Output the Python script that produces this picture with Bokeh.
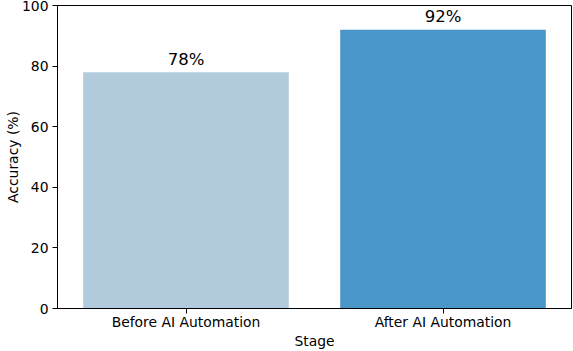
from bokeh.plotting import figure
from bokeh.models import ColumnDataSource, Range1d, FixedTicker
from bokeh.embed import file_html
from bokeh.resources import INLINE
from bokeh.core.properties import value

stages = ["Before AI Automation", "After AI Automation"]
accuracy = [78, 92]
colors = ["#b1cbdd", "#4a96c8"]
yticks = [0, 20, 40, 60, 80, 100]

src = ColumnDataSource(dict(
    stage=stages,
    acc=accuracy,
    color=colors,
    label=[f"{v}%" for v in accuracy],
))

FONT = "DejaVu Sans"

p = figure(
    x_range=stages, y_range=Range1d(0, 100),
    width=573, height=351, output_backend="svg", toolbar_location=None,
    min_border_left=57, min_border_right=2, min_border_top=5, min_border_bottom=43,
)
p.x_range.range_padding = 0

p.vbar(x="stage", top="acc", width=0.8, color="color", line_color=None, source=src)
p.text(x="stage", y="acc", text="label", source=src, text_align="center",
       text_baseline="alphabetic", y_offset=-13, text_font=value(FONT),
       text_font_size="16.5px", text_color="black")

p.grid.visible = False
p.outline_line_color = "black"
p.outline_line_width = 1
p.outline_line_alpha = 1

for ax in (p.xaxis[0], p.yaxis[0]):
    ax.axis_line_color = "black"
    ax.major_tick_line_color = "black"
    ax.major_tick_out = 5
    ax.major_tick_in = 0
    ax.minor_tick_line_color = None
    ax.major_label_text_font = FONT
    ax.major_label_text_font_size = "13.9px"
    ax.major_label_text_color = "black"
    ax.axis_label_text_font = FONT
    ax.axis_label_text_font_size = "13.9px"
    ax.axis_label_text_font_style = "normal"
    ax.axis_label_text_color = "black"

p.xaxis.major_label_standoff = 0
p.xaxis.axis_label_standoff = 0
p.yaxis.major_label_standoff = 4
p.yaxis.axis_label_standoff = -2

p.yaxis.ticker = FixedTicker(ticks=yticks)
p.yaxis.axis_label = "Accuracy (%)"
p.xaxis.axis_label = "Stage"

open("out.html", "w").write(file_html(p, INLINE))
━━━━━━━━
* WHAT TO WORK ON
Restate the entire listing word for word, excluding pictures.

* TASK ANSWER
Output the Python script that produces this picture with Bokeh.
from bokeh.plotting import figure
from bokeh.models import ColumnDataSource, Range1d, FixedTicker
from bokeh.embed import file_html
from bokeh.resources import INLINE
from bokeh.core.properties import value

stages = ["Before AI Automation", "After AI Automation"]
accuracy = [78, 92]
colors = ["#b1cbdd", "#4a96c8"]
yticks = [0, 20, 40, 60, 80, 100]

src = ColumnDataSource(dict(
    stage=stages,
    acc=accuracy,
    color=colors,
    label=[f"{v}%" for v in accuracy],
))

FONT = "DejaVu Sans"

p = figure(
    x_range=stages, y_range=Range1d(0, 100),
    width=573, height=351, output_backend="svg", toolbar_location=None,
    min_border_left=57, min_border_right=2, min_border_top=5, min_border_bottom=43,
)
p.x_range.range_padding = 0

p.vbar(x="stage", top="acc", width=0.8, color="color", line_color=None, source=src)
p.text(x="stage", y="acc", text="label", source=src, text_align="center",
       text_baseline="alphabetic", y_offset=-13, text_font=value(FONT),
       text_font_size="16.5px", text_color="black")

p.grid.visible = False
p.outline_line_color = "black"
p.outline_line_width = 1
p.outline_line_alpha = 1

for ax in (p.xaxis[0], p.yaxis[0]):
    ax.axis_line_color = "black"
    ax.major_tick_line_color = "black"
    ax.major_tick_out = 5
    ax.major_tick_in = 0
    ax.minor_tick_line_color = None
    ax.major_label_text_font = FONT
    ax.major_label_text_font_size = "13.9px"
    ax.major_label_text_color = "black"
    ax.axis_label_text_font = FONT
    ax.axis_label_text_font_size = "13.9px"
    ax.axis_label_text_font_style = "normal"
    ax.axis_label_text_color = "black"

p.xaxis.major_label_standoff = 0
p.xaxis.axis_label_standoff = 0
p.yaxis.major_label_standoff = 4
p.yaxis.axis_label_standoff = -2

p.yaxis.ticker = FixedTicker(ticks=yticks)
p.yaxis.axis_label = "Accuracy (%)"
p.xaxis.axis_label = "Stage"

open("out.html", "w").write(file_html(p, INLINE))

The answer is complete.